Oslo-reared openers Team Me appear on the face of it to be endowed with the free-wheeling propulsion of Funeral-era Arcade Fire - set highlight 'Weather Vanes and Chemicals' rattles along with an almost incidentally affecting ramshackle hook, the chorus of which proves there really is nothing like a few well-placed electronic twiddles and ebullient 'woops' to make you feel really rather magnificent and gloom-impervious (??). While elsewhere, there are shivery moments of Sufjan Stevens-esque delicacy on tracks like 'Fool' and 'Winter Olympics'. So far, so dandy.

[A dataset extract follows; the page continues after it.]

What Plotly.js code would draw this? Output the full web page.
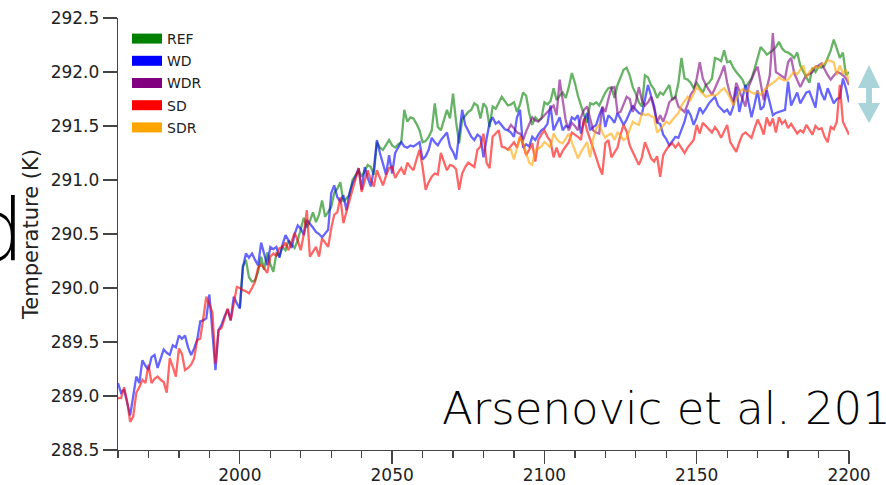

This raggedly easy way with a pop sensibility marks TM as an endearingly giddy collective; soaked up in the heat of the moment and viewed through the rosy tint of merlot goggles, they certainly did engage 'giddy/fawning' mode in my grey matter. And yet, by morning, taken for a second spin in the cold light of day with only a shitty frieze dry java for company, I found my gid to be almost entirely immune to its charms......

Ooh hello, it's Fever Ray! No, wait a minute, it's Lykke Li... Errr... No matter that Lucy Swann is a chip off the old Scandi-quirk-nymph block, she turns out a neat little oeuvre of bell-tinkling, chime-worrying 'if you go down to the woods...' synth haze. It's all hip-engagingly natty stuff, particularly on 'The Little Death' as Swann's jittery vocals lurk amongst a Munsters-redolent synthesised burble... All of which really rather makes me want to strap on a giant crow beak a la The Knife and mince around thickets looking for my marbles and electronic immortality...

Heading towards the closing set by the conspicuously English three-piece Fiction, I found myself clearly in the two per cent non-nordic quota of XOYO, as the room emptied faster than tourists out of Tripoli, and those remaining became distinctly less good looking... Which is a small shame, as they channelled the spirit of OK Go so disturbingly well on 'Big Things' that by the end of the night I'd erroneously (and yet, entirely) convinced myself that it was an OK Go track. (which, although a poor reflection of my retention of the 30 track, deluxe issue of Of the Blue Colour of The Sky, is a good transference skill on their part...). Elsewhere, a visually pleasing set-up involving stand-up skin beating and an ever-revolving rota for vocal/guitar duties jazzed-up the elastic pop perk of highlight track 'Phyllis'.